Hari semakin sore, kami mulai memasuki kawasan bukit. Jalannya mulai menanjak, beberapa tanahnya berupa lumpur meski hampir sepanjang perjalanan yang aku amati selalu tanah dan bebatuan, dikanan kiri jalan setapak tampak tanaman jagung atau kacang hijau dan kacang merah. Kami banyak menghabiskan waktu perjalanan dengan bercerita dengan anak-anak serta mama Arsel. Sesampainya dipuncak salah satu bukit aku terkagum-kagum. Indah sekali karya Tuhan ini. Bukit-bukit terhampar didepan mataku, warnanya hijau keemasan diterpa sinar jingga.
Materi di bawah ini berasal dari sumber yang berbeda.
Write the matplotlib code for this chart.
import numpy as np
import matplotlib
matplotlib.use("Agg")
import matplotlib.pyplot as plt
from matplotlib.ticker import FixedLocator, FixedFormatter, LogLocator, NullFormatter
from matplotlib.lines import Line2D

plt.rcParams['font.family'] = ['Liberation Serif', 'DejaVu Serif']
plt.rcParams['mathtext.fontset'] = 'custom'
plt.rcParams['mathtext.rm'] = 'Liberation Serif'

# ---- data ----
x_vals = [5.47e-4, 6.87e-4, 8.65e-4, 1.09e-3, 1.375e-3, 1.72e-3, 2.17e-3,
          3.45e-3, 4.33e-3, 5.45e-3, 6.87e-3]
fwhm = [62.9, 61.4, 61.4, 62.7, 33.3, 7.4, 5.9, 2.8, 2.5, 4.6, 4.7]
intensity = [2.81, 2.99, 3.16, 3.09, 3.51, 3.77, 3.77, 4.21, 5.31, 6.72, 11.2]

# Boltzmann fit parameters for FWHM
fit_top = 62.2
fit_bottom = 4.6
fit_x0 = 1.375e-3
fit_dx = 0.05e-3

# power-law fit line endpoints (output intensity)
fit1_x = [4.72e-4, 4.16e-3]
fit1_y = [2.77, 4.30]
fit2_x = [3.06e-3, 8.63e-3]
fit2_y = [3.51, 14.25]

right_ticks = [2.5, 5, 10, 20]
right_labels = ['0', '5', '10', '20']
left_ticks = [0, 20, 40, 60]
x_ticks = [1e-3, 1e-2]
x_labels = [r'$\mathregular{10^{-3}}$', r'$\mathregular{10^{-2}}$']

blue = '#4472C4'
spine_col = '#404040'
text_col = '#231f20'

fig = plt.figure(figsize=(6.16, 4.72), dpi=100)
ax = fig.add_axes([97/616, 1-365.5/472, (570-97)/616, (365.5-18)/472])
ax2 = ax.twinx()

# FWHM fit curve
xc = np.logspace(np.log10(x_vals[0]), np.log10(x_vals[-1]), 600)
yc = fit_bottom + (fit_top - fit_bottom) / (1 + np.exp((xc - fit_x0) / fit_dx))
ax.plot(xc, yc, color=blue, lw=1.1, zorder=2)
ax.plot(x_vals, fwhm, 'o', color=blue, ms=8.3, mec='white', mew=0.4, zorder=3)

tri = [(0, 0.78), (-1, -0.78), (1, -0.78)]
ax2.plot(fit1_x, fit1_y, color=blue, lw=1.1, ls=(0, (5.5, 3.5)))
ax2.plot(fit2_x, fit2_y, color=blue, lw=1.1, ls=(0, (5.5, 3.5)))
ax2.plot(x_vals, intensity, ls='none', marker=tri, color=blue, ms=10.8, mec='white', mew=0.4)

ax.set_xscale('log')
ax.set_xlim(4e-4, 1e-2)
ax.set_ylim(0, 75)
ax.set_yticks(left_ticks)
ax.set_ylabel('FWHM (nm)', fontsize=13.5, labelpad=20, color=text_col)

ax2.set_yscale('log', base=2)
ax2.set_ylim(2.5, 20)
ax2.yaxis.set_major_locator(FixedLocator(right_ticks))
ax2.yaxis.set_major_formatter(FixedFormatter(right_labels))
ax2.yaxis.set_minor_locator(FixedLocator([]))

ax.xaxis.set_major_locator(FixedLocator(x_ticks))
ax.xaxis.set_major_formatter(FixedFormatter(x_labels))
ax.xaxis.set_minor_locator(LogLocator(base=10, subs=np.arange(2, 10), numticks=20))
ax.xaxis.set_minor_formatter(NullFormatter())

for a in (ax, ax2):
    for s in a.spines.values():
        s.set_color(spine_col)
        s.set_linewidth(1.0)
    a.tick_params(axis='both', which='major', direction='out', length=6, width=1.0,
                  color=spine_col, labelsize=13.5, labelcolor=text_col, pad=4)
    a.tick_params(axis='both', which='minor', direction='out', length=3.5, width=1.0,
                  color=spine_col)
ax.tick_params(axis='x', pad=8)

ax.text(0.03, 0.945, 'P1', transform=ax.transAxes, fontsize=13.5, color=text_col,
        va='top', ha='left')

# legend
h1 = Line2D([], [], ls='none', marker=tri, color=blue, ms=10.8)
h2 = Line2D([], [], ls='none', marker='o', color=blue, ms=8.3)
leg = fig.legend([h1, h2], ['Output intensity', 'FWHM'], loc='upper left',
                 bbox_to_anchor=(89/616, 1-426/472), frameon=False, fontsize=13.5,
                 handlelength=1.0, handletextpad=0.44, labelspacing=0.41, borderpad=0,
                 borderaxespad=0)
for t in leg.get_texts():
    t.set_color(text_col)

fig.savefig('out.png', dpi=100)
Kalau boleh kukatakan, untuk saat ini,ku nobatkan langit Sumba sebagai rumah terbaik bagi senja. “Kakak, coba liat itu. Yang dibawah itu gereja,kami biasa kesana. Dan dibelakangnya itu laut kakak. Kalau yang disebelah sana itu bandara” kata Evelyn menunjuk kedua arah yang berbeda, membuatku semakin takjub. Suara tawa anak-anak, dua orang mama yang asik bercengkrama sembari mengunyah sirih pinang, senyum manis penjuang yang merelakan pergi sejenak dari kehidupan kota, sinar emas yang menerpa padang rumput dan gubuk-gubuk, angin yang mengiringi rerumputan berdansa diatas punggung bukit rangge. Aku, rindu.

Malam harinya, setelah melakukan evaluasi harian, setiap divisi melakukan persiapan untuk program kerja esok harinya. Beberapa dari kami kemudian membakar sampah didepan posko kami. Biar kukelabuhi ini sebagai api unggun. Diiringi oleh tawa kami dan anak-anak desa juga alunan gitar musisi kebanggan kita dengan lagu-lagu yang bergonta-ganti, Jadilah Legenda, Sahabat Kecil, Percuma Beta Susah di Rantau, Sayang. Ah menyenangkan sekali malam itu, ditambah lagi dengan bintang-bintang yang bertaburan sangat banyak dan sinar bulan yang hampir purnama, terang sekali.